I was allowed to drop the needle on the big, fancy record player at age 5 or so (after having destroyed my own record player and records). At that age I loved practically every type of music I heard. For me there were no distinctions between (for example), Beethoven symphonies, John Philip Sousa marches, and the theme from the TV show, Dragnet. Pretty much all music made me swoon. It was always an otherworldly experience. My mind travelled far and wide whenever music was on.

I didn’t know it until much later, but my music appreciation was greatly aided by a striking case of synesthesia: I perceived music not only as sound but also as colorful visual informaiton. I closed my eyes and saw ever expanding geometric and architectural shapes, quite specific to each piece of music. After that, the acid and mescaline trips years later seemed oddly familar.

Very little changed over the years: music moves me intensely, as it always has. I learned a great deal about what I was hearing; was able to pursue deep explorations of classical and jazz. And within classical, my tastes are strongly tied to choral/liturgical music from any era; and modernity (dissonance is totally fine for me). And of course, chasing audio improvements has further aided my enjoyment of music.

The day I stop caring a LOT about music is the day I leave this earth.

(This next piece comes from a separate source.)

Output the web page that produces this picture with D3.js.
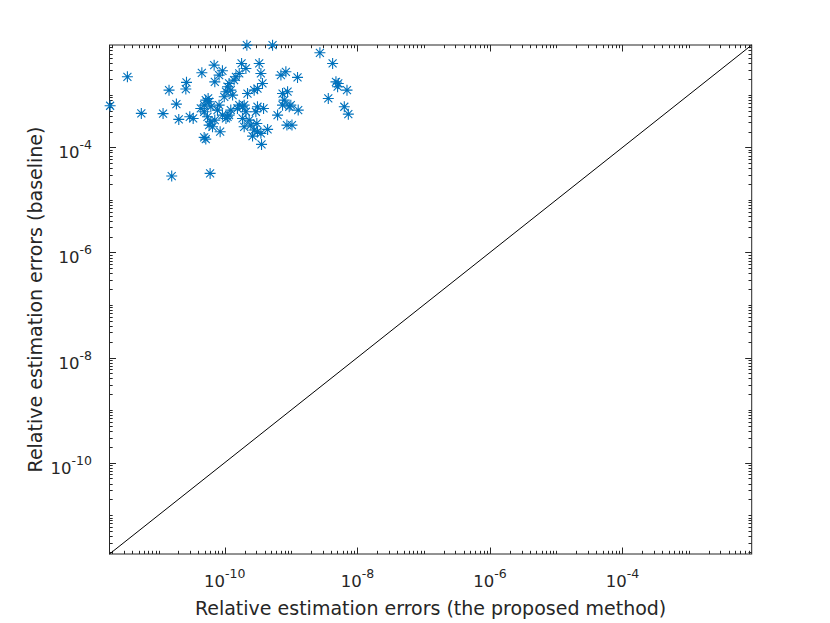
<!DOCTYPE html>
<html>
<head>
<meta charset="utf-8">
<script src="https://cdn.jsdelivr.net/npm/d3@7"></script>
<style>
  body { margin: 0; background: #fff; }
  text { font-family: "DejaVu Sans", "Liberation Sans", sans-serif; fill: #262626; }
</style>
</head>
<body>
<div id="chart"></div>
<script>
// errors of the proposed method (x) and the baseline (y)
var proposedErr = [
  1.86e-12, 3.39e-12, 5.5e-12, 1.17e-11, 1.44e-11, 1.58e-11, 1.86e-11, 2.02e-11, 2.64e-11, 2.58e-11,
  2.96e-11, 3.33e-11, 4.50e-11, 4.88e-11, 5.16e-11, 6.0e-11, 6.9e-11, 7.06e-11, 8.5e-11, 9.2e-11,
  4.34e-11, 4.88e-11, 5.16e-11, 5.6e-11, 5.8e-11, 4.88e-11, 5.47e-11, 6.15e-11, 5.8e-11, 6.52e-11,
  7.06e-11, 7.74e-11, 8.2e-11, 9.2e-11, 9.8e-11, 1.04e-10, 1.10e-10, 1.16e-10, 1.23e-10, 1.31e-10,
  1.10e-10, 1.04e-10, 1.16e-10, 1.38e-10, 1.47e-10, 1.65e-10, 1.79e-10, 2.08e-10, 2.20e-10, 1.65e-10,
  1.85e-10, 1.96e-10, 2.08e-10, 1.85e-10, 2.33e-10, 2.47e-10, 2.77e-10, 2.62e-10, 3.11e-10, 3.5e-10,
  2.94e-10, 3.11e-10, 3.3e-10, 3.5e-10, 3.7e-10, 2.77e-10, 3.11e-10, 3.58e-10, 3.84e-10, 4.42e-10,
  6.25e-10, 7.02e-10, 7.43e-10, 8.34e-10, 7.87e-10, 8.85e-10, 9.37e-10, 9.9e-10, 8.65e-10, 1.03e-9,
  1.25e-9, 1.28e-9, 5.25e-10, 2.15e-10, 2.72e-9, 4.23e-9, 4.75e-9, 5.15e-9, 5.03e-9, 3.64e-9,
  6.97e-9, 6.35e-9, 7.3e-9, 8.2e-11, 6.15e-11, 1.55e-10, 1.23e-10, 7.43e-10, 1.96e-10, 3.04e-10
];
var baselineErr = [
  6.21e-4, 2.21e-3, 4.44e-4, 4.4e-4, 1.23e-3, 2.85e-5, 6.67e-4, 3.41e-4, 1.73e-3, 1.29e-3,
  3.83e-4, 3.56e-4, 2.63e-3, 1.55e-4, 1.44e-4, 3.2e-5, 3.68e-3, 1.77e-3, 1.99e-4, 2.87e-3,
  5.52e-4, 6.38e-4, 7.94e-4, 8.55e-4, 7.4e-4, 4.77e-4, 3.83e-4, 3.08e-4, 2.66e-4, 2.47e-4,
  3.31e-4, 5.13e-4, 6.38e-4, 4.12e-4, 9.2e-4, 1.15e-3, 1.43e-3, 1.65e-3, 1.23e-3, 9.9e-4,
  3.83e-4, 3.56e-4, 4.12e-4, 1.91e-3, 2.21e-3, 2.56e-3, 3.96e-3, 3.18e-3, 1.06e-3, 6.38e-4,
  5.94e-4, 6.38e-4, 4.77e-4, 3.56e-4, 3.31e-4, 2.66e-4, 2.14e-4, 1.64e-4, 1.99e-4, 1.85e-4,
  4.77e-4, 5.94e-4, 3.96e-3, 2.56e-3, 1.65e-3, 1.23e-3, 1.32e-3, 1.14e-4, 5.52e-4, 2.2e-4,
  4.12e-4, 2.38e-3, 1.06e-3, 2.75e-3, 7.94e-4, 1.15e-3, 5.94e-4, 6.38e-4, 2.66e-4, 2.66e-4,
  2.15e-3, 5.13e-4, 8.85e-3, 8.85e-3, 6.32e-3, 3.96e-3, 1.77e-3, 1.65e-3, 1.43e-3, 8.55e-4,
  1.23e-3, 5.94e-4, 4.3e-4, 2.38e-3, 5.94e-4, 5.52e-4, 5.13e-4, 6.38e-4, 2.47e-4, 2.86e-4
];
var axisLimits = [1.82e-12, 8.9e-3];   // same for both axes, the y = x line spans it
var xTickExps = [-10, -8, -6, -4];
var yTickExps = [-10, -8, -6, -4];
var xLabel = "Relative estimation errors (the proposed method)";
var yLabel = "Relative estimation errors (baseline)";

var W = 830, H = 623;
var mLeft = 109.5, mTop = 45, pw = 642.2, ph = 509;
var axisColor = "#262626", markColor = "#0072BD";

var svg = d3.select("#chart").append("svg")
  .attr("width", W).attr("height", H);

var x = d3.scaleLog().domain(axisLimits).range([mLeft, mLeft + pw]);
var y = d3.scaleLog().domain(axisLimits).range([mTop + ph, mTop]);

// minor ticks everywhere, long ticks only at the labelled decades
function isMajor(v, exps) {
  var l = Math.log10(v), e = Math.round(l);
  return Math.abs(l - e) < 1e-9 && exps.indexOf(e) >= 0;
}
var tickG = svg.append("g").attr("stroke", axisColor).attr("stroke-width", 1);
x.ticks(20).forEach(function(v) {
  var len = isMajor(v, xTickExps) ? 6.5 : 3.2;
  var px = Math.round(x(v)) + 0.5;
  tickG.append("line").attr("x1", px).attr("x2", px).attr("y1", mTop + ph).attr("y2", mTop + ph - len);
  tickG.append("line").attr("x1", px).attr("x2", px).attr("y1", mTop).attr("y2", mTop + len);
});
y.ticks(20).forEach(function(v) {
  var len = isMajor(v, yTickExps) ? 6.5 : 3.2;
  var py = Math.round(y(v)) + 0.5;
  tickG.append("line").attr("x1", mLeft).attr("x2", mLeft + len).attr("y1", py).attr("y2", py);
  tickG.append("line").attr("x1", mLeft + pw).attr("x2", mLeft + pw - len).attr("y1", py).attr("y2", py);
});

// box
svg.append("rect")
  .attr("x", mLeft).attr("y", mTop).attr("width", pw).attr("height", ph)
  .attr("fill", "none").attr("stroke", axisColor).attr("stroke-width", 1);

// tick labels 10^e
xTickExps.forEach(function(e) {
  var t = svg.append("text")
    .attr("x", x(Math.pow(10, e))).attr("y", 587)
    .attr("text-anchor", "middle").style("font-size", "16.5px");
  t.append("tspan").text("10");
  t.append("tspan").attr("dy", -9).style("font-size", "12.5px").text(String(e));
});
yTickExps.forEach(function(e) {
  var t = svg.append("text")
    .attr("x", 92).attr("y", y(Math.pow(10, e)) + 11)
    .attr("text-anchor", "end").style("font-size", "16.5px");
  t.append("tspan").text("10");
  t.append("tspan").attr("dy", -9).style("font-size", "12.5px").text(String(e));
});

// y = x reference line
svg.append("line")
  .attr("x1", x(axisLimits[0])).attr("y1", y(axisLimits[0]))
  .attr("x2", x(axisLimits[1])).attr("y2", y(axisLimits[1]))
  .attr("stroke", "#000").attr("stroke-width", 1);

// '*' markers
var star = "M-5.5,0H5.5M0,-5.5V5.5M-4,-4L4,4M-4,4L4,-4";
svg.append("g").selectAll("path")
  .data(proposedErr.map(function(d, i) { return [d, baselineErr[i]]; }))
  .enter().append("path")
  .attr("d", star)
  .attr("transform", function(d) { return "translate(" + x(d[0]) + "," + y(d[1]) + ")"; })
  .attr("fill", "none").attr("stroke", markColor).attr("stroke-width", 1.1);

// axis labels
svg.append("text")
  .attr("x", mLeft + pw / 2).attr("y", 615)
  .attr("text-anchor", "middle").style("font-size", "19px")
  .text(xLabel);
svg.append("text")
  .attr("transform", "translate(42," + (mTop + ph / 2) + ") rotate(-90)")
  .attr("text-anchor", "middle").style("font-size", "19px")
  .text(yLabel);
</script>
</body>
</html>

The end of music made by humans is over now that we have AI.  Velvet sundown is charting on Spotify and will serve up soul less generic music consumed by mindless drones- aka- people.  

@polkalover Dystopian futures sometimes enter my mind, I do see some of this coming to pass, perhaps all the golden ages may be in the past. Mindless drones aka technicolor rats aka people. Doesn't take much to satisfy the people if you set expectations low enough.

 

But then perhaps the above all a sad delusion, get out the welding goggles for the bright white of the future, this selling big time.